§ WORK TO BE COMPLETED
Take every line from the listing below that contains "image".

§ EXCERPTED DATA
--- start ---

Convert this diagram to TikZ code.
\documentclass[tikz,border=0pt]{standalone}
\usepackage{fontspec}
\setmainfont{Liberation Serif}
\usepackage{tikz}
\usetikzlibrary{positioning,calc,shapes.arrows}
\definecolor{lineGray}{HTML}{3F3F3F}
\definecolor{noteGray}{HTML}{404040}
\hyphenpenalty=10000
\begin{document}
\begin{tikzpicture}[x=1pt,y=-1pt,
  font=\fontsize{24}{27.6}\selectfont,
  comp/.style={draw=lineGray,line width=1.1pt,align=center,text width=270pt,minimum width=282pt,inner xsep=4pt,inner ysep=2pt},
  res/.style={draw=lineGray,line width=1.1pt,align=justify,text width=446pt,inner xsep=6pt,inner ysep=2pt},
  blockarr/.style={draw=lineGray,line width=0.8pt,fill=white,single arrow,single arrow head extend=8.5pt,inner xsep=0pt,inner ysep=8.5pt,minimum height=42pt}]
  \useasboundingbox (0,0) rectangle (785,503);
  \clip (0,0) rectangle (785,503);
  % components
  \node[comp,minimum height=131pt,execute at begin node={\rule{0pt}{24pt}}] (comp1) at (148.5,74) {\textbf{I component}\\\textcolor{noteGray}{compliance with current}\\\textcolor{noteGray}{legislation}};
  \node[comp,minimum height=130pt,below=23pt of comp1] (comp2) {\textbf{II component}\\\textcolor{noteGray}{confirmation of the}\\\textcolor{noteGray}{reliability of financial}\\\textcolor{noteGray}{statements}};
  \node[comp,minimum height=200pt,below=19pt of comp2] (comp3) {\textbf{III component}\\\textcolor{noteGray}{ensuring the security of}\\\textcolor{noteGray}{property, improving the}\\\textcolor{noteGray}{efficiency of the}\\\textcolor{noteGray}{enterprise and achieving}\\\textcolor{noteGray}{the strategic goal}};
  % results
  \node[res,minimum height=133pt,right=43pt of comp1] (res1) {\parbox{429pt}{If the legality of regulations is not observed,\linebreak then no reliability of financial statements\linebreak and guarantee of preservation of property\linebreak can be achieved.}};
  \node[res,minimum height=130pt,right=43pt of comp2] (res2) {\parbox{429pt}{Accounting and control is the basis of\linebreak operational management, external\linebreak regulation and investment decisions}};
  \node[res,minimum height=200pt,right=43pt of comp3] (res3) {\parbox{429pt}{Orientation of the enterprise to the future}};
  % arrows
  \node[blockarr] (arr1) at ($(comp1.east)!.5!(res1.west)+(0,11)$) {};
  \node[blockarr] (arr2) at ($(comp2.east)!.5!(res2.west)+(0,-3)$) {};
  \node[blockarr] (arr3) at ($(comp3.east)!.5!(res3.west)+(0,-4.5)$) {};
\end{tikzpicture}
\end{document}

--- end ---
--- start ---

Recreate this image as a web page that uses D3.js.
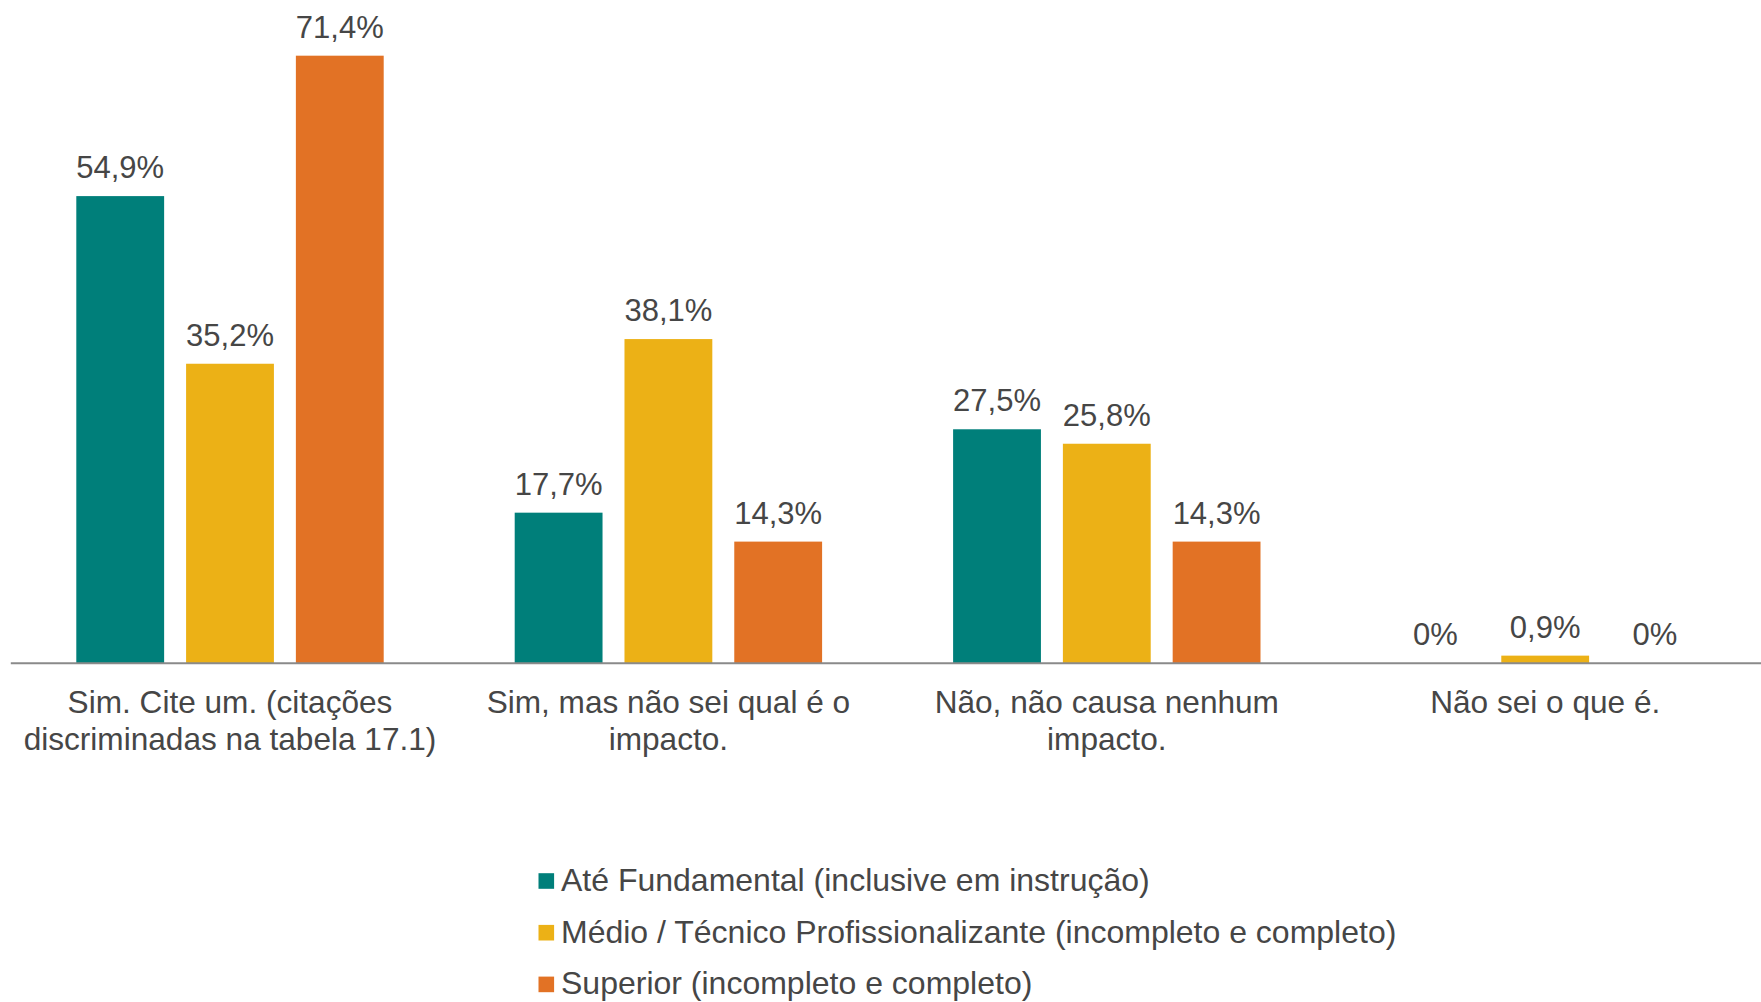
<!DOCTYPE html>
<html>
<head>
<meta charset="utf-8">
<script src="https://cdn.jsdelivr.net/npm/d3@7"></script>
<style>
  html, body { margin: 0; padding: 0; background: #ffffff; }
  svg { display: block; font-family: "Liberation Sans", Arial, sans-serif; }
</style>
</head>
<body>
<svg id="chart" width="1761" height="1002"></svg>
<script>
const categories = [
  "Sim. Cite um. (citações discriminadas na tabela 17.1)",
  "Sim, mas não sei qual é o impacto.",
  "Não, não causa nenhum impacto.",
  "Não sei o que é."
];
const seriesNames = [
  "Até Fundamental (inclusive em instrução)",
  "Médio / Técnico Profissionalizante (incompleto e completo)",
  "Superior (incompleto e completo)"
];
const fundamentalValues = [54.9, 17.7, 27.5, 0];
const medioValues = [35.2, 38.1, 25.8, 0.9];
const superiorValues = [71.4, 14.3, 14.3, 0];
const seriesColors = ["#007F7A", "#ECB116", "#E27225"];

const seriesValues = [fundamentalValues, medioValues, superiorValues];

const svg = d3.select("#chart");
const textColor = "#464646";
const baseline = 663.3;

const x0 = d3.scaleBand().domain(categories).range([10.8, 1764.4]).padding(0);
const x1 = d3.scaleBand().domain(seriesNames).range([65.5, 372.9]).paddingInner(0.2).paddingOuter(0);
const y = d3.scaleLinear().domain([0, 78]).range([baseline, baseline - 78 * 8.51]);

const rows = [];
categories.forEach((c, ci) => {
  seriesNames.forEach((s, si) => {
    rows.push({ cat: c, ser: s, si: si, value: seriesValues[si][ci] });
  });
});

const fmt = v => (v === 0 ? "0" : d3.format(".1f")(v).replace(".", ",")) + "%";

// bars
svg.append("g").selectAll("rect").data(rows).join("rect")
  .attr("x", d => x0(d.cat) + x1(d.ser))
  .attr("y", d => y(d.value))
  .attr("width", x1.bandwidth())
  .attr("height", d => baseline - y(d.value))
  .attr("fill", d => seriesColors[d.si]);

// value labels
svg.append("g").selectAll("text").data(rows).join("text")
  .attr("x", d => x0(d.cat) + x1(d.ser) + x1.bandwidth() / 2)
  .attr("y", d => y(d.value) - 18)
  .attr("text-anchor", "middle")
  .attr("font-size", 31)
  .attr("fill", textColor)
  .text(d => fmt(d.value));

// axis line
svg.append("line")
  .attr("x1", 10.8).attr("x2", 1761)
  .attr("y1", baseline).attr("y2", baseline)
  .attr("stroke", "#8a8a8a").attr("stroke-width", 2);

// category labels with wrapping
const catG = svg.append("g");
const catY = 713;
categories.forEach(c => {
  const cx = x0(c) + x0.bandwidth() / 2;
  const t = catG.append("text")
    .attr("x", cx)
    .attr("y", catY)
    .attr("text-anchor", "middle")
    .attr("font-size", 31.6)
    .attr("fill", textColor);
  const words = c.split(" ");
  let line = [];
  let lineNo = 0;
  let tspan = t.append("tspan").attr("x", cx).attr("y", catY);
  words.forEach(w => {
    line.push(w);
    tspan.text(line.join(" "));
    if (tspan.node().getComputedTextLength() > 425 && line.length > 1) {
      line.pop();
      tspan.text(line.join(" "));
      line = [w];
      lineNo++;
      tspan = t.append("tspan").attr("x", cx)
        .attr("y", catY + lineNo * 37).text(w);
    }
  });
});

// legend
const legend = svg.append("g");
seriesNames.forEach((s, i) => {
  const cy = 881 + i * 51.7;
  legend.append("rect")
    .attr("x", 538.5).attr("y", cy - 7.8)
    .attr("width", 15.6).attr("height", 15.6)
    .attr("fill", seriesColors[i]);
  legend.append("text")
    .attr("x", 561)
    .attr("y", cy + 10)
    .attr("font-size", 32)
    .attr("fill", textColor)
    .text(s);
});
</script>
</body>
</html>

--- end ---
--- start ---

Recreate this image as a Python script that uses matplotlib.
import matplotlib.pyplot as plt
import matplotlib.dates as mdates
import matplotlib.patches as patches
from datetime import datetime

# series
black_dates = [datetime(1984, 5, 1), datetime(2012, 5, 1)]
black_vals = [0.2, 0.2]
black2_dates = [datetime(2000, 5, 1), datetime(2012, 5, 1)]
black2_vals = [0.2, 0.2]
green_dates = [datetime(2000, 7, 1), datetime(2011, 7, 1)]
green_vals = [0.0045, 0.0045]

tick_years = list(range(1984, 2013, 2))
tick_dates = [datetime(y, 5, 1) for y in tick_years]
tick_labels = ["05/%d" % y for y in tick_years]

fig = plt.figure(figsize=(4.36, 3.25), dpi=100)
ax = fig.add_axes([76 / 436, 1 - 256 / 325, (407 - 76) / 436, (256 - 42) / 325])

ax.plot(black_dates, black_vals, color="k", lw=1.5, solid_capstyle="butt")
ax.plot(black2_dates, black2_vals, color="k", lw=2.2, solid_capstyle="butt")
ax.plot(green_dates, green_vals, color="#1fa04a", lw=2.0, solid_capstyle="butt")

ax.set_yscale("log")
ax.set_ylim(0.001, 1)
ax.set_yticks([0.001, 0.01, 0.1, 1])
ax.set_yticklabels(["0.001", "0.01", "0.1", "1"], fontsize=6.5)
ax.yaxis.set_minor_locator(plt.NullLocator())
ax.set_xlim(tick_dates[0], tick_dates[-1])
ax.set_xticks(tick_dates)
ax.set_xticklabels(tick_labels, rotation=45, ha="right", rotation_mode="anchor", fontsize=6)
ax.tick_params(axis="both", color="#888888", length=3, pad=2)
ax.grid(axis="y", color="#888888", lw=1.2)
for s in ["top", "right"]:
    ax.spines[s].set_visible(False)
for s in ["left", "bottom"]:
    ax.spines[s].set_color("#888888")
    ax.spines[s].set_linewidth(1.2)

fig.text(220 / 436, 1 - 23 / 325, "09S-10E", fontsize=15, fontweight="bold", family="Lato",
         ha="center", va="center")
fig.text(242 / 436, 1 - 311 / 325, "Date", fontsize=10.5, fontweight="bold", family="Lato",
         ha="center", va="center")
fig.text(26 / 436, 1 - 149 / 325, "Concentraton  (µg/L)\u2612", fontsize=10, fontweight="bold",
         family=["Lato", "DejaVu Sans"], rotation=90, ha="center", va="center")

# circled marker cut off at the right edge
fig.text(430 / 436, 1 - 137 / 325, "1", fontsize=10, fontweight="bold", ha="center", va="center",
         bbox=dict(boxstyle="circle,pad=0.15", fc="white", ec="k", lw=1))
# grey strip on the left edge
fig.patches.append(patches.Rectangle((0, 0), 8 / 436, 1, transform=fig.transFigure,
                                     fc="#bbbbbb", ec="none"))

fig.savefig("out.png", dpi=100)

--- end ---

§ TASK SOLUTION
Recreate this image as a web page that uses D3.js.
Recreate this image as a Python script that uses matplotlib.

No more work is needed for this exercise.